The Senate on Thursday approved an additional clause in the state budget that directs the five-member panel to work with SC State officials in developing a plan to stabilize the school.
The state’s only public historically black university is in a financial hole. College officials sought a nearly $14 million state grant to cover the school’s bills through the end of June. Last week, the Budget and Control Board approved a $6 million loan to pay its oldest unpaid bills, as recommended by its chair, Gov. Nikki Haley. How the school will pay it back is unknown.
Leatherman cast the board’s loan no vote, saying the loan doesn’t solve anything. It’s a Band-Aid when the school needs a tourniquet, he said.
Sen. Darrell Jackson, D-Hopkins, said it’s not even that.
“It was a concrete life jacket that takes them down even sooner,” he said.
Haley intended her plan as a bridge until the Legislature passes a budget for the fiscal year beginning July 1. But Leatherman told her that is unrealistic, with only a month left in the session. Neither the House budget plan nor the Senate Finance proposal that is being debated on the floor this week includes any money toward SC State’s debt.
Leatherman said he’s not interested in bailing SC State out without a long-term plan for survival.
The five-member panel that will start meeting with SC State board members next week consists of University of South Carolina President Harris Pastides; former Clemson University President James Barker; former College of Charleston President Alex Sanders, who’s also a former state legislator; Francis Marion University President Luther Carter; and former Chief Justice Ernest Finney, who served as interim president of South Carolina State University in 2002-03.
Haley’s board-approved resolution requires SC State to spend up to $500,000 of the loan on financial consultants.
Leatherman said the advisory panel will do its work voluntarily. It’s expected to be a three-year effort.
“These five gentlemen know more about higher education than any group of people in the state of South Carolina,” Leatherman said. “I intend to see that we save that college. I would never, ever agree to close SC State.”

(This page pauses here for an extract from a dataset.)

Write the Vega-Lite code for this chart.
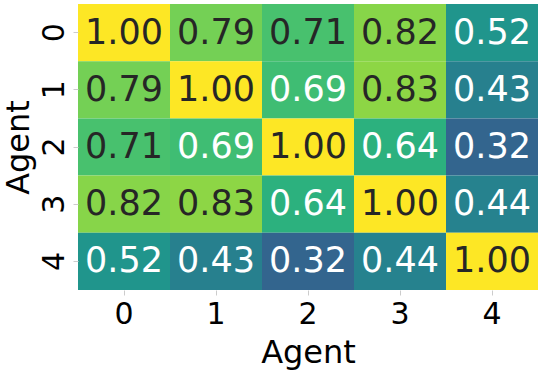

In addition to the $13.6 million the school needs to pay its bills, it agreed last month to repay $6.5 million diverted from a federal program. State Inspector General Patrick Maley found the school had diverted money meant for agriculture research to cover debts since 2007. Maley said he found no fraud, but rather a pattern of mismanagement that allowed the inappropriate practice to escalate out of control.